5. Select battery voltage of the storage system based on max voltage of PV system and inverter input voltage. [REV] defined in DC volts.
6. Calculate: ESE /REV = AHR [amp hour rating of each cell]
As an example, if the monthly electric utility bill shows consumption of 600 kWh, with an average daily consumption of 600/30 days = 20 kWhr [DU]. The decision to have minimum of one day backup power [BD]will require 20 kWhr X 1 X 1.25 = 25 kWhr [ECA] (25,000 watt Hrs) of energy storage. If the voltage determined by the solar panel array is 48 V [REV]than the size of the lithium batteries in amp hour capacity will be 25,000/48 = 520 ahrs.[AHR]
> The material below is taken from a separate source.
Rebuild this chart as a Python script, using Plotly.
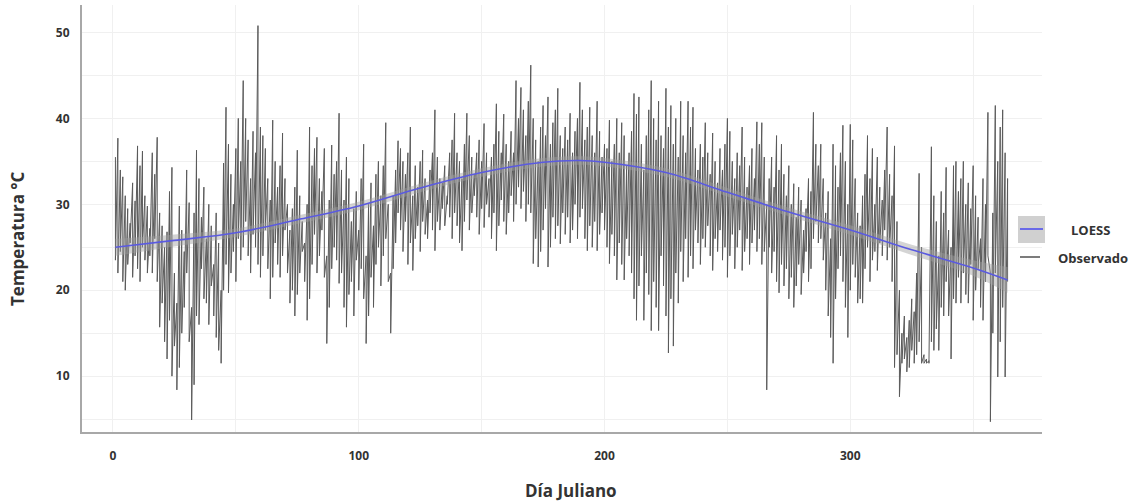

Benefits of Lithium Energy Storage in Grid Applications
Deployment of renewable energy technologies harnessing wind and solar energy to reduce the carbon footprint of our utility grid poses challenges due to the variable nature of grid operation. As energy production by renewable sources increase the unreliable oversupply of these sources result in curtailment of these renewable sources. Unless technologies are implemented that can provide greater flexibility to balance power supply with power demand the benefits of renewable energy production maybe offset by curtailment of the grid. The solution to optimize the benefits of renewable energy may lie in implementation of large-scale lithium battery energy storage systems.
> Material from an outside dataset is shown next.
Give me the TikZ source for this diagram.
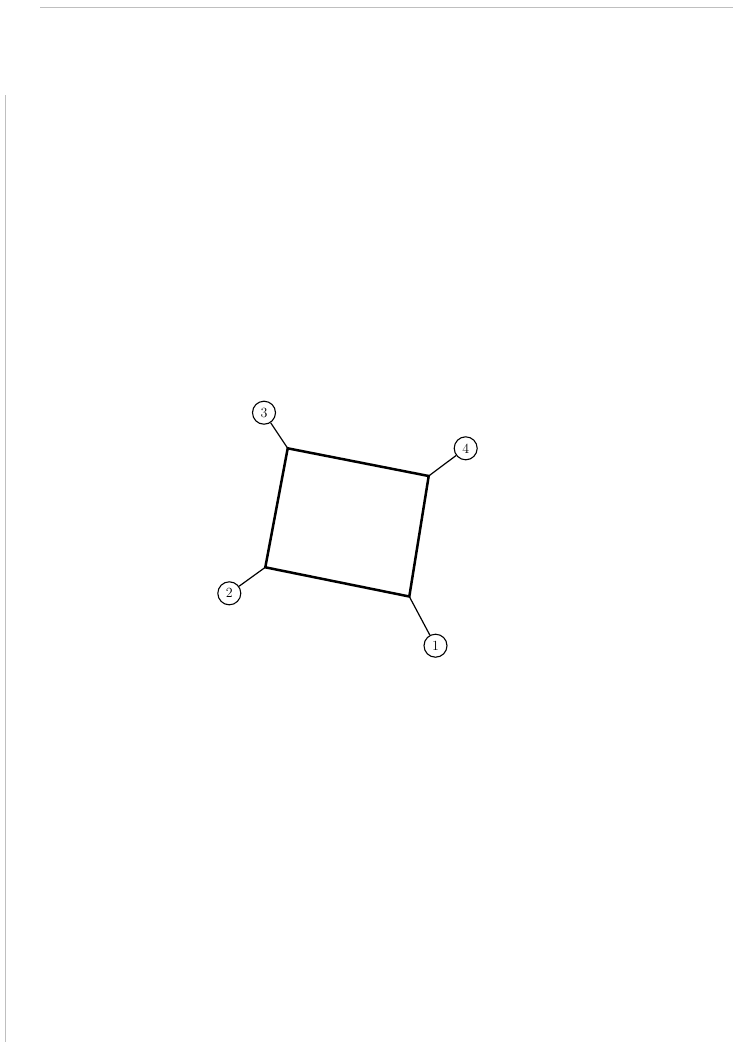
\documentclass[tikz,border=0pt]{standalone}
\usepackage{tikz}
\usetikzlibrary{calc, positioning}

\begin{document}
\begin{tikzpicture}[
  x=1pt, y=-1pt,
  font=\fontsize{14}{16}\selectfont,
  num/.style={draw, circle, line width=1.1pt, minimum size=23pt, inner sep=0pt},
  edge/.style={line width=2.5pt, line join=miter},
  lead/.style={line width=1.2pt},
  scan/.style={draw=black!25, line width=0.8pt}
]
\useasboundingbox (0,0) rectangle (733,1042);
% faint page edges of the scan
\draw[scan] (40,7) -- (733,7);
\draw[scan] (5,95) -- (5,1042);

% corners of the panel
\coordinate (c1) at (409.3,596.5);
\coordinate (c2) at (265.3,567.3);
\coordinate (c3) at (287.7,448.3);
\coordinate (c4) at (428.7,476.0);
\draw[edge] (c1) -- (c2) -- (c3) -- (c4) -- cycle;

% numbered corners
\node[num] (n1) at (435.5,645.7) {1};
\node[num] (n2) at (229.3,593.3) {2};
\node[num] (n3) at (264.0,412.7) {3};
\node[num] (n4) at (465.7,448.3) {4};
\draw[lead] (c1) -- (n1);
\draw[lead] (c2) -- (n2);
\draw[lead] (c3) -- (n3);
\draw[lead] (c4) -- (n4);
\end{tikzpicture}
\end{document}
To accommodate variable sources of electricity, grid operators may deploy load-balancing technologies that increase grid flexibility. These technologies will include improved forecasting of renewable energy production, building excess generation capacity, battery energy storage and demand side management. Variable sources of energy such as wind and solar are curtailed during periods of oversupply leading to strong market disincentives for renewable energy sources. Consequently, electricity produced from renewable sources is squandered resulting in lost revenues from renewable energy sources. Lithium batteries due to their high transfer efficiency, cycle life and depth of discharge have the highest potential to efficiently store variable sources of energy during peak production. Although storage technologies such as Compressed Air Energy Storage (CAES) and Pumped Hydroelectric Storage (PHS) provide a significantly higher cycle life over battery storage, the benefits of such technologies can only be realized in large scale installations. Lithium battery storage provides ability to scale and deploy much smaller storage systems cost-effectively allowing deployment of decentralized micro-grids at source of energy consumption.
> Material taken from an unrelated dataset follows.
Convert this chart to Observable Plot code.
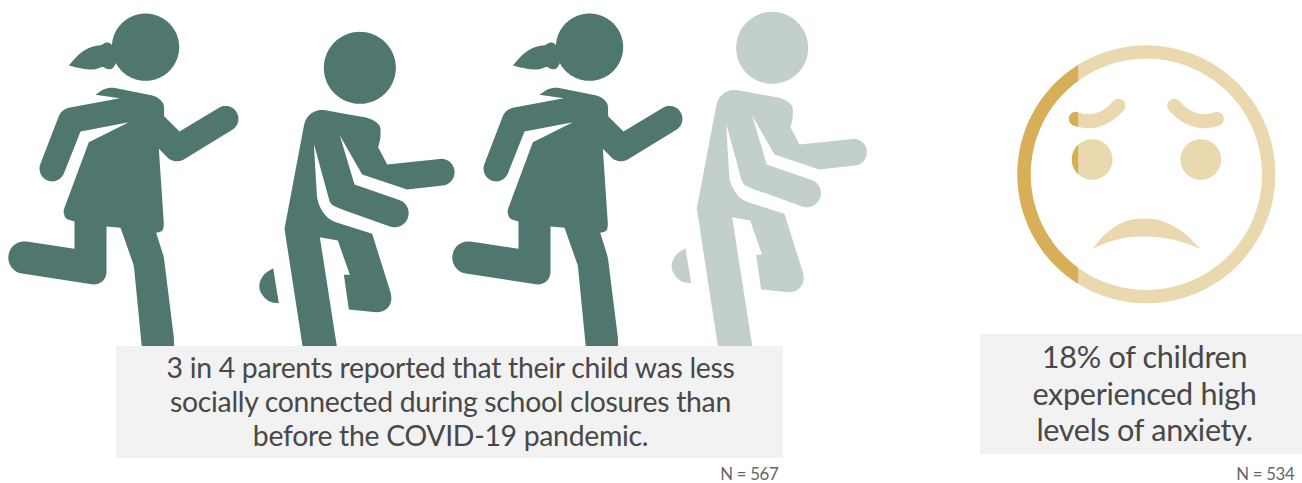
<!DOCTYPE html>
<html>
<head>
<meta charset="utf-8">
<script src="https://cdn.jsdelivr.net/npm/d3@7"></script>
<script src="https://cdn.jsdelivr.net/npm/@observablehq/plot@0.6"></script>
<style>
  html, body { margin: 0; padding: 0; background: #fff; }
  svg { display: block; }
</style>
</head>
<body>
<div id="chart"></div>
<script>
// Survey results shown by the two pictograms
const parentsReporting = 3;
const parentsOutOf = 4;
const anxiousShare = 18;

const connectionLines = [
  "3 in 4 parents reported that their child was less",
  "socially connected during school closures than",
  "before the COVID-19 pandemic."
];
const anxietyLines = ["18% of children", "experienced high", "levels of anxiety."];
const sampleLabels = ["N = 567", "N = 534"];

// Figure poses alternate along the row
const figurePoses = ["girl", "boy", "girl", "boy"];

const ink = {
  filled: "#4f766f",
  unfilled: "#c2cfcd",
  facePale: "#ead8ae",
  faceStrong: "#d7af59",
  box: "#f2f2f2",
  text: "#484848",
  note: "#666666"
};

// Icon outlines are drawn at three units per pixel. A third value rounds that corner.
const UNIT = 1 / 3;

const girlHead = [435, 140, 101];
const girlTail = [
  [205, 195], [235, 160, 20], [270, 138, 25], [303, 134, 6], [318, 124, 8], [334, 130, 8],
  [346, 190], [335, 206, 6], [318, 206, 6], [308, 198, 5], [280, 209, 20], [240, 204, 20]
];
const girlBody = [
  [285, 283], [310, 265, 12], [335, 261, 5], [490, 292, 38], [491, 347],
  [537, 393], [688, 302, 38], [728, 368, 38], [523, 493, 30], [475, 445], [490, 670],
  [488, 692, 10], [467, 697], [490, 770, 8], [520, 1010], [522, 1080], [428, 1080],
  [400, 795, 8], [360, 682], [318, 678], [318, 858, 45], [17, 812, 48], [31, 716, 48],
  [222, 745], [222, 663], [195, 655, 8], [188, 632, 8], [265, 425],
  [385, 365], [240, 393], [176, 554, 38], [106, 526, 38], [183, 326, 22], [358, 293]
];

const boyHead = [328, 142, 108];
const boyBody = [
  [172, 1080], [102, 625], [171, 259, 55], [290, 281], [390, 299, 48], [390, 352, 8], [383, 380],
  [410, 432], [608, 411, 40], [616, 491, 40], [470, 507], [335, 462], [268, 345], [312, 492],
  [486, 552, 42], [458, 632, 42], [270, 565, 14], [240, 552, 12], [190, 370], [200, 540, 16],
  [218, 580, 30], [245, 602, 14], [365, 640], [441, 882, 72], [295, 867], [280, 763], [298, 763],
  [262, 660], [208, 650], [275, 1080]
];
const boyFoot = [
  [68, 743], [40, 760, 14], [22, 795, 22], [36, 828, 18], [60, 846, 12], [85, 848]
];

// Each figure's origin in chart pixels
const figureOrigins = {girl: [[0, 0], [444, 0]], boy: [[250, 20], [662.3, 0]]};

// Face outlines share the icon units, measured from the face's own origin
const faceOrigin = [1000, 30];
const faceCentre = [437.5, 431.5];
const faceOuterR = 387;
const faceInnerR = 347;
const eyes = [[275, 387, 61], [601, 387, 61]];
const browHalfWidth = 21;
const browLeftPath = [[226, 265], [295, 290], [354, 226]];
const browRightPath = [[649, 265], [580, 290], [521, 226]];
const mouth = [
  [275, 655], [335, 585, 50], [430, 555, 70], [530, 585, 70], [600, 655], [520, 625, 60],
  [430, 615, 60], [345, 625, 60]
];

// Replaces rounded corners with a short sampled curve
function rounded(points) {
  const out = [];
  const n = points.length;
  const k = 0.5523;
  points.forEach(([x, y, r], i) => {
    if (!r) { out.push([x, y]); return; }
    const [ax, ay] = points[(i + n - 1) % n];
    const [bx, by] = points[(i + 1) % n];
    const la = Math.hypot(ax - x, ay - y);
    const lb = Math.hypot(bx - x, by - y);
    const ra = Math.min(r, la / 2) / la;
    const rb = Math.min(r, lb / 2) / lb;
    const p0 = [x + (ax - x) * ra, y + (ay - y) * ra];
    const p3 = [x + (bx - x) * rb, y + (by - y) * rb];
    const c1 = [p0[0] + (x - p0[0]) * k, p0[1] + (y - p0[1]) * k];
    const c2 = [p3[0] + (x - p3[0]) * k, p3[1] + (y - p3[1]) * k];
    for (let s = 0; s <= 12; s++) {
      const t = s / 12, u = 1 - t;
      out.push([0, 1].map(d =>
        u * u * u * p0[d] + 3 * u * u * t * c1[d] + 3 * u * t * t * c2[d] + t * t * t * p3[d]
      ));
    }
  });
  return out;
}

function circle(cx, cy, r) {
  return d3.range(0, 121).map(i => {
    const a = 2 * Math.PI * i / 120;
    return [cx + r * Math.cos(a), cy + r * Math.sin(a)];
  });
}

// Outline of a round-capped band of the given half width along a quadratic curve
function band([a, c, b], w) {
  const steps = 40;
  const upper = [];
  const lower = [];
  let tangent = 0, first = 0;
  d3.range(steps + 1).forEach(i => {
    const t = i / steps, u = 1 - t;
    const x = u * u * a[0] + 2 * u * t * c[0] + t * t * b[0];
    const y = u * u * a[1] + 2 * u * t * c[1] + t * t * b[1];
    tangent = Math.atan2(2 * u * (c[1] - a[1]) + 2 * t * (b[1] - c[1]), 2 * u * (c[0] - a[0]) + 2 * t * (b[0] - c[0]));
    if (i === 0) first = tangent;
    upper.push([x + w * Math.sin(tangent), y - w * Math.cos(tangent)]);
    lower.push([x - w * Math.sin(tangent), y + w * Math.cos(tangent)]);
  });
  const cap = ([x, y], angle) => d3.range(1, 12).map(i => {
    const q = angle - Math.PI / 2 + Math.PI * i / 12;
    return [x + w * Math.cos(q), y + w * Math.sin(q)];
  });
  return [...upper, ...cap(b, tangent), ...lower.reverse(), ...cap(a, first + Math.PI)];
}

const place = ([ox, oy], points) => points.map(([x, y]) => ({x: ox + x * UNIT, y: oy + y * UNIT}));

// Keeps the part of a closed outline to the left of a vertical line
function clipLeft(points, limit) {
  const out = [];
  points.forEach((p, i) => {
    const q = points[(i + 1) % points.length];
    const pIn = p.x <= limit;
    const qIn = q.x <= limit;
    if (pIn) out.push(p);
    if (pIn !== qIn) {
      const t = (limit - p.x) / (q.x - p.x);
      out.push({x: limit, y: p.y + (q.y - p.y) * t});
    }
  });
  return out;
}

// Where a vertical line leaves the given share of a disc's area to its left, as a distance from the left edge
function segmentDepth(share, radius) {
  const area = h => {
    const u = 1 - h;
    return (Math.acos(u) - u * Math.sqrt(1 - u * u)) / Math.PI;
  };
  let lo = 0, hi = 1;
  for (let i = 0; i < 40; i++) {
    const mid = (lo + hi) / 2;
    if (area(mid) < share) lo = mid; else hi = mid;
  }
  return lo * radius;
}

const shape = (points, fill) => Plot.line(points, {
  x: "x", y: "y", fill, stroke: "none", curve: "linear-closed"
});

const figureMarks = [];
const poseCount = {girl: 0, boy: 0};
figurePoses.forEach((pose, i) => {
  const origin = figureOrigins[pose][poseCount[pose]++];
  const fill = i < parentsReporting && i < parentsOutOf ? ink.filled : ink.unfilled;
  if (pose === "girl") {
    figureMarks.push(
      shape(place(origin, circle(...girlHead)), fill),
      shape(place(origin, rounded(girlTail)), fill),
      shape(place(origin, rounded(girlBody)), fill)
    );
  } else {
    figureMarks.push(
      shape(place(origin, circle(...boyHead)), fill),
      shape(place(origin, rounded(boyBody)), fill),
      shape(place(origin, rounded(boyFoot)), fill)
    );
  }
});

// Face: a ring, two eyes, brows and a mouth, with the share tinted from the left
const [cx, cy] = faceCentre;
const ring = [...circle(cx, cy, faceOuterR), ...circle(cx, cy, faceInnerR).reverse()];
const faceParts = [
  ring,
  ...eyes.map(e => circle(...e)),
  band(browLeftPath, browHalfWidth),
  band(browRightPath, browHalfWidth),
  rounded(mouth)
].map(p => place(faceOrigin, p));
const faceLeft = faceOrigin[0] + (cx - faceOuterR) * UNIT;
const cut = faceLeft + segmentDepth(anxiousShare / 100, faceOuterR * UNIT);

const faceMarks = [
  ...faceParts.map(p => shape(p, ink.facePale)),
  ...faceParts.map(p => clipLeft(p, cut)).filter(p => p.length).map(p => shape(p, ink.faceStrong))
];

const lineRows = (lines, x, y0, step) => lines.map((text, i) => ({text, x, y: y0 + i * step}));

const chart = Plot.plot({
  width: 1302,
  height: 483,
  margin: 0,
  style: {background: "#fff", fontFamily: "Lato", letterSpacing: "-0.3px"},
  x: {domain: [0, 1302], range: [0, 1302], axis: null},
  y: {domain: [0, 483], range: [0, 483], axis: null},
  marks: [
    ...figureMarks,
    ...faceMarks,
    Plot.rect([{x1: 116, x2: 783, y1: 346, y2: 458}, {x1: 980, x2: 1302, y1: 334, y2: 454}], {
      x1: "x1", x2: "x2", y1: "y1", y2: "y2", fill: ink.box
    }),
    Plot.text(lineRows(connectionLines, 450, 368, 34), {
      x: "x", y: "y", text: "text", fontSize: 28.4, fontFamily: "Lato", fill: ink.text, textAnchor: "middle"
    }),
    Plot.text(lineRows(anxietyLines, 1144, 358, 36.5), {
      x: "x", y: "y", text: "text", fontSize: 30.6, fontFamily: "Lato", fill: ink.text, textAnchor: "middle"
    }),
    Plot.text([{text: sampleLabels[0], x: 778, y: 474}, {text: sampleLabels[1], x: 1294, y: 474}], {
      x: "x", y: "y", text: "text", fontSize: 16.8, fontFamily: "Lato", fill: ink.note, textAnchor: "end"
    })
  ]
});
document.getElementById("chart").appendChild(chart);
</script>
</body>
</html>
The coincidence of peak energy production by renewable resources with power demand are especially prevalent in regions like Southwest United States where high solar insolation and large afternoon power demands due to air-conditioning reduces curtailment in the energy production. However grid flexibility and energy storage are essential for success of wind energy due to imbalances in peak production hours versus peak demand hours. While there are many reasons why battery storage provides useful tool for increasing grid flexibility, it is equally important to consider other benefits provided by battery storage, including improved power quality and access to electricity at times of generation shortages or grid failures.